▸ Objective
Restate all the material verbatim, except for the pictures.

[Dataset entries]
————————
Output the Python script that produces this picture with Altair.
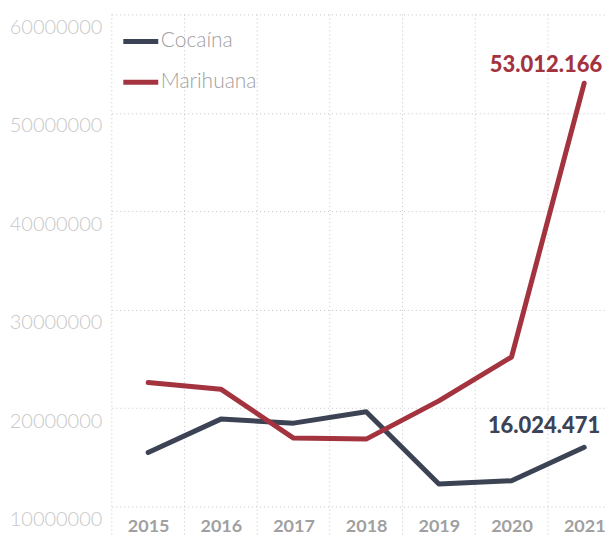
import altair as alt
import pandas as pd

years = [2015, 2016, 2017, 2018, 2019, 2020, 2021]
cocaina = [15_500_000, 18_890_000, 18_480_000, 19_630_000, 12_300_000, 12_630_000, 16_024_471]
marihuana = [22_600_000, 21_930_000, 16_960_000, 16_860_000, 20_740_000, 25_200_000, 53_012_166]
series = ["Cocaína", "Marihuana"]
colors = ["#3b4354", "#a3343f"]
y_ticks = [10_000_000, 20_000_000, 30_000_000, 40_000_000, 50_000_000, 60_000_000]
x_grid = [2014.5, 2015.5, 2016.5, 2017.5, 2018.5, 2019.5, 2020.5]

rows = []
for s, vals in zip(series, [cocaina, marihuana]):
    for yr, v in zip(years, vals):
        rows.append({"year": yr, "serie": s, "valor": v,
                     "etiqueta": f"{v:,}".replace(",", ".")})
df = pd.DataFrame(rows)
grid_df = pd.DataFrame({"year": x_grid})

x_scale = alt.Scale(domain=[2014.5, 2021.286], nice=False, zero=False)

x_enc = alt.X(
    "year:Q",
    title=None,
    scale=x_scale,
    axis=alt.Axis(
        values=years, format="d",
        ticks=False, tickSize=0, domain=False, grid=False,
        labelFont="Lato", labelFontWeight="bold", labelFontSize=18,
        labelColor="#a0a0a0", labelPadding=-18, labelAngle=0,
        labelBaseline="top",
    ),
)
y_enc = alt.Y(
    "valor:Q",
    title=None,
    scale=alt.Scale(domain=[7_060_000, 60_000_000], nice=False, zero=False),
    axis=alt.Axis(
        values=y_ticks, format="d", ticks=False, tickSize=0, domain=False,
        grid=True, gridDash=[1, 3], gridColor="#c4c4c4", gridWidth=1,
        labelFont="Lato", labelFontWeight=300, labelFontSize=20,
        labelColor="#c8c8c8", labelPadding=10, labelBaseline="top",
        labelOffset=3, labelFlush=False,
    ),
)
color_enc = alt.Color(
    "serie:N", title=None,
    scale=alt.Scale(domain=series, range=colors),
    legend=alt.Legend(
        orient="none", legendX=9, legendY=7, padding=0,
        symbolType="stroke", symbolSize=1225, symbolStrokeWidth=5,
        labelFont="Lato", labelFontWeight=300, labelFontSize=21,
        labelColor="#a0a0a0", labelOffset=0, rowPadding=11,
    ),
)

grid = alt.Chart(grid_df).mark_rule(
    color="#c4c4c4", strokeWidth=1, strokeDash=[1, 3]
).encode(x=alt.X("year:Q", scale=x_scale))

base = alt.Chart(df)
lines = base.mark_line(strokeWidth=5, strokeCap="round", strokeJoin="round").encode(
    x=x_enc, y=y_enc, color=color_enc
)
text_mar = base.transform_filter(
    (alt.datum.serie == "Marihuana") & (alt.datum.year == 2021)
).mark_text(
    font="Lato", fontWeight=900, fontSize=22, color="#a3343f",
    dx=18, dy=-18, align="right", baseline="middle",
).encode(x="year:Q", y="valor:Q", text="etiqueta:N")
text_coc = base.transform_filter(
    (alt.datum.serie == "Cocaína") & (alt.datum.year == 2021)
).mark_text(
    font="Lato", fontWeight=900, fontSize=22, color="#3b4354",
    dx=16, dy=-21, align="right", baseline="middle",
).encode(x="year:Q", y="valor:Q", text="etiqueta:N")

chart = alt.layer(grid, lines, text_mar, text_coc).properties(
    width=494, height=522,
    padding={"left": 1, "top": 5, "right": 0, "bottom": 0},
    background="white",
).configure_view(stroke=None)

chart.save("out.html", embed_options={"renderer": "svg", "actions": False})
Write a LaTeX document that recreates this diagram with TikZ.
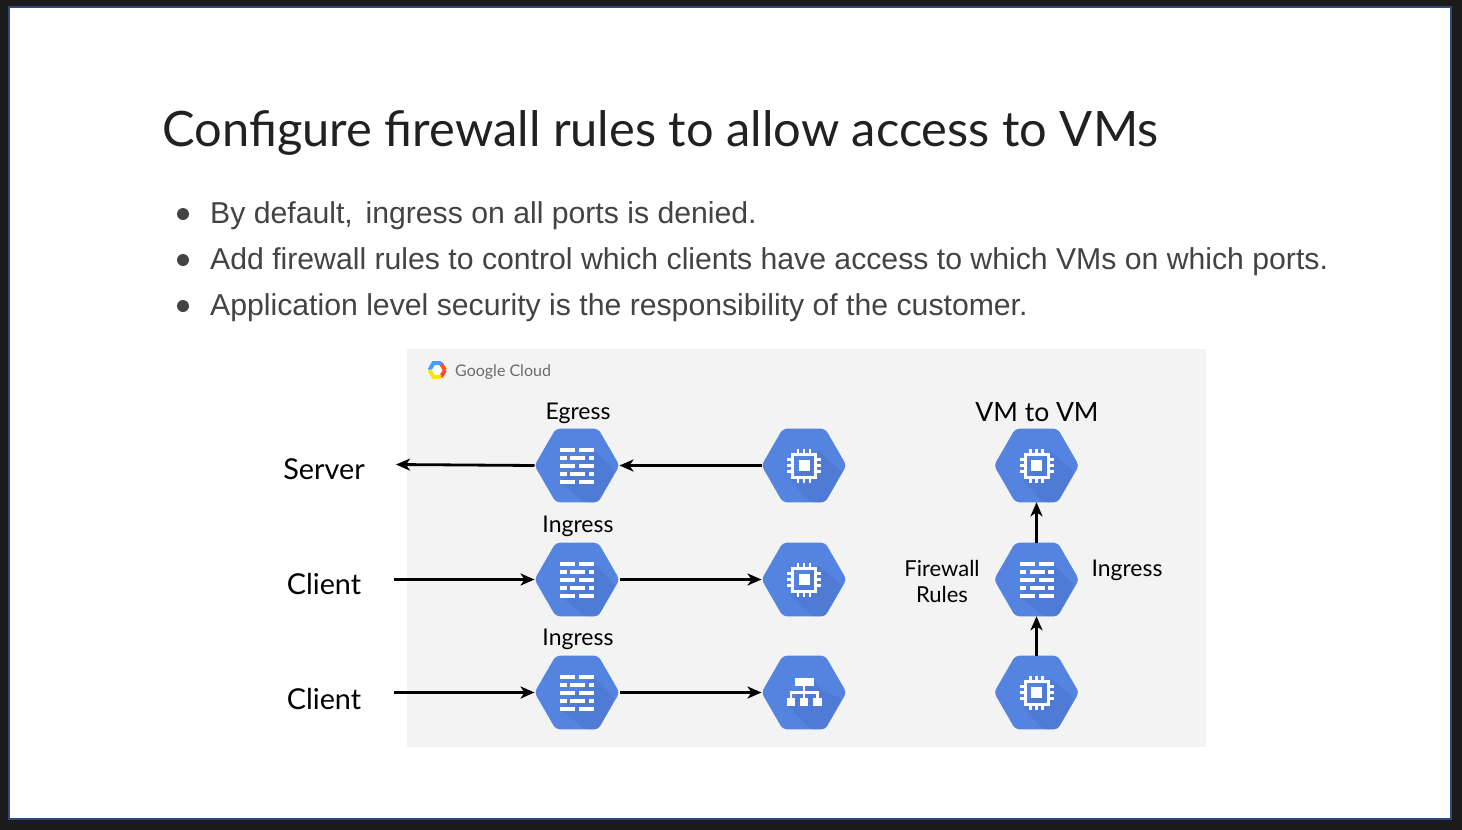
————————
▸ Complete response
Output the Python script that produces this picture with Altair.
import altair as alt
import pandas as pd

years = [2015, 2016, 2017, 2018, 2019, 2020, 2021]
cocaina = [15_500_000, 18_890_000, 18_480_000, 19_630_000, 12_300_000, 12_630_000, 16_024_471]
marihuana = [22_600_000, 21_930_000, 16_960_000, 16_860_000, 20_740_000, 25_200_000, 53_012_166]
series = ["Cocaína", "Marihuana"]
colors = ["#3b4354", "#a3343f"]
y_ticks = [10_000_000, 20_000_000, 30_000_000, 40_000_000, 50_000_000, 60_000_000]
x_grid = [2014.5, 2015.5, 2016.5, 2017.5, 2018.5, 2019.5, 2020.5]

rows = []
for s, vals in zip(series, [cocaina, marihuana]):
    for yr, v in zip(years, vals):
        rows.append({"year": yr, "serie": s, "valor": v,
                     "etiqueta": f"{v:,}".replace(",", ".")})
df = pd.DataFrame(rows)
grid_df = pd.DataFrame({"year": x_grid})

x_scale = alt.Scale(domain=[2014.5, 2021.286], nice=False, zero=False)

x_enc = alt.X(
    "year:Q",
    title=None,
    scale=x_scale,
    axis=alt.Axis(
        values=years, format="d",
        ticks=False, tickSize=0, domain=False, grid=False,
        labelFont="Lato", labelFontWeight="bold", labelFontSize=18,
        labelColor="#a0a0a0", labelPadding=-18, labelAngle=0,
        labelBaseline="top",
    ),
)
y_enc = alt.Y(
    "valor:Q",
    title=None,
    scale=alt.Scale(domain=[7_060_000, 60_000_000], nice=False, zero=False),
    axis=alt.Axis(
        values=y_ticks, format="d", ticks=False, tickSize=0, domain=False,
        grid=True, gridDash=[1, 3], gridColor="#c4c4c4", gridWidth=1,
        labelFont="Lato", labelFontWeight=300, labelFontSize=20,
        labelColor="#c8c8c8", labelPadding=10, labelBaseline="top",
        labelOffset=3, labelFlush=False,
    ),
)
color_enc = alt.Color(
    "serie:N", title=None,
    scale=alt.Scale(domain=series, range=colors),
    legend=alt.Legend(
        orient="none", legendX=9, legendY=7, padding=0,
        symbolType="stroke", symbolSize=1225, symbolStrokeWidth=5,
        labelFont="Lato", labelFontWeight=300, labelFontSize=21,
        labelColor="#a0a0a0", labelOffset=0, rowPadding=11,
    ),
)

grid = alt.Chart(grid_df).mark_rule(
    color="#c4c4c4", strokeWidth=1, strokeDash=[1, 3]
).encode(x=alt.X("year:Q", scale=x_scale))

base = alt.Chart(df)
lines = base.mark_line(strokeWidth=5, strokeCap="round", strokeJoin="round").encode(
    x=x_enc, y=y_enc, color=color_enc
)
text_mar = base.transform_filter(
    (alt.datum.serie == "Marihuana") & (alt.datum.year == 2021)
).mark_text(
    font="Lato", fontWeight=900, fontSize=22, color="#a3343f",
    dx=18, dy=-18, align="right", baseline="middle",
).encode(x="year:Q", y="valor:Q", text="etiqueta:N")
text_coc = base.transform_filter(
    (alt.datum.serie == "Cocaína") & (alt.datum.year == 2021)
).mark_text(
    font="Lato", fontWeight=900, fontSize=22, color="#3b4354",
    dx=16, dy=-21, align="right", baseline="middle",
).encode(x="year:Q", y="valor:Q", text="etiqueta:N")

chart = alt.layer(grid, lines, text_mar, text_coc).properties(
    width=494, height=522,
    padding={"left": 1, "top": 5, "right": 0, "bottom": 0},
    background="white",
).configure_view(stroke=None)

chart.save("out.html", embed_options={"renderer": "svg", "actions": False})
Write a LaTeX document that recreates this diagram with TikZ.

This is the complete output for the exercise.